Pourquoi semble-elle enviable à nos voisins?

Parce qu’elle se calque directement sur les besoins du marché du travail. Étant donné que ce sont les entreprises qui décident de proposer une place d’apprentissage, les offres sont prévues en fonction des besoins futurs de main d’œuvre. Par ailleurs, l’alternance des lieux de formation permet d’enseigner aux apprentis non seulement les connaissances spécifiques à un métier, mais aussi les savoir-être et savoir-faire du monde du travail. Le système est présenté par nos autorités comme participant à un faible taux de chômage des jeunes, ce qui n’est pas sans intéresser nos voisins européens, pour qui le phénomène est préoccupant.

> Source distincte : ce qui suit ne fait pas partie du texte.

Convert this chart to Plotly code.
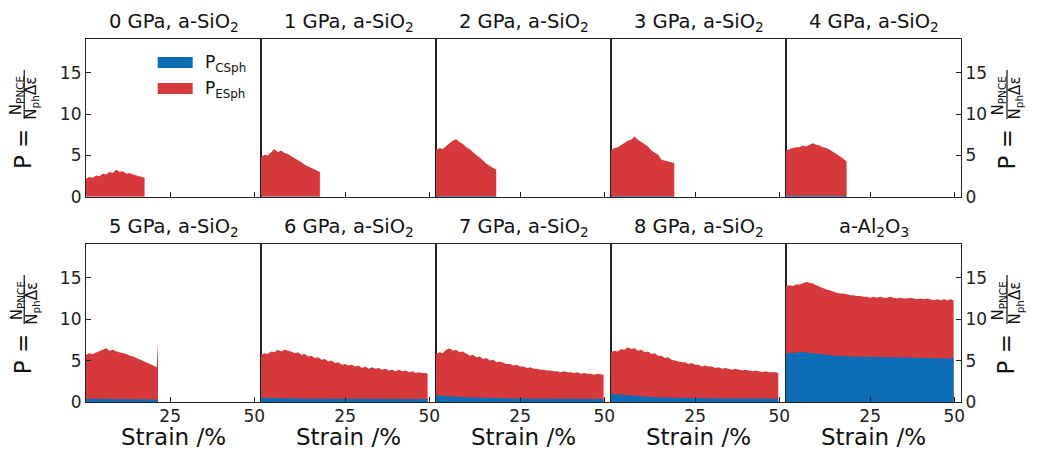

Quels sont les défis du système ?

Précisons qu’il s’agit, dans l’ouvrage, de montrer qu’il est important de porter attention aux défis systémiques, sociaux et pédagogiques afin de maintenir la qualité de la formation professionnelle et de l’adapter aux défis à venir. Ces défis sont multiples et complexes. L’ouvrage en propose un tour d’horizon non exhaustif. Au niveau du système, le défi majeur est d’assurer un bon fonctionnement du partenariat entre les acteurs principaux de la formation professionnelle, un partenariat qui a régulièrement été mis sous pression ces dernières années et qui révèle que les équilibres sont toujours à construire et à renégocier entre les différents acteurs et partenaires. Du point de vue social, un défi se pose en termes d’accessibilité à la formation professionnelle initiale. Le modèle dual, fondé sur la participation des entreprises, n’assure pas une place de formation à tous, puisque l’accès repose sur une sélection qui suit des logiques propres au marché du travail. La liberté de choix d’une formation pour les jeunes au sortir de l’école obligatoire est ainsi limitée pour certaines catégories et un nombre relativement élevé de personnes rencontre des difficultés dans ce passage entre l’école obligatoire et la formation professionnelle. Au niveau pédagogique, un défi majeur porte sur l’articulation des savoirs entre les trois lieux de formation. Autant la multiplicité de ces lieux constitue une opportunité de développer un savoir-être et savoir-faire large, autant les jeunes rencontrent des difficultés à donner sens à certains savoirs dispensés en école professionnelle et à mobiliser judicieusement ces savoirs lors de leurs activités dans l’entreprise formatrice.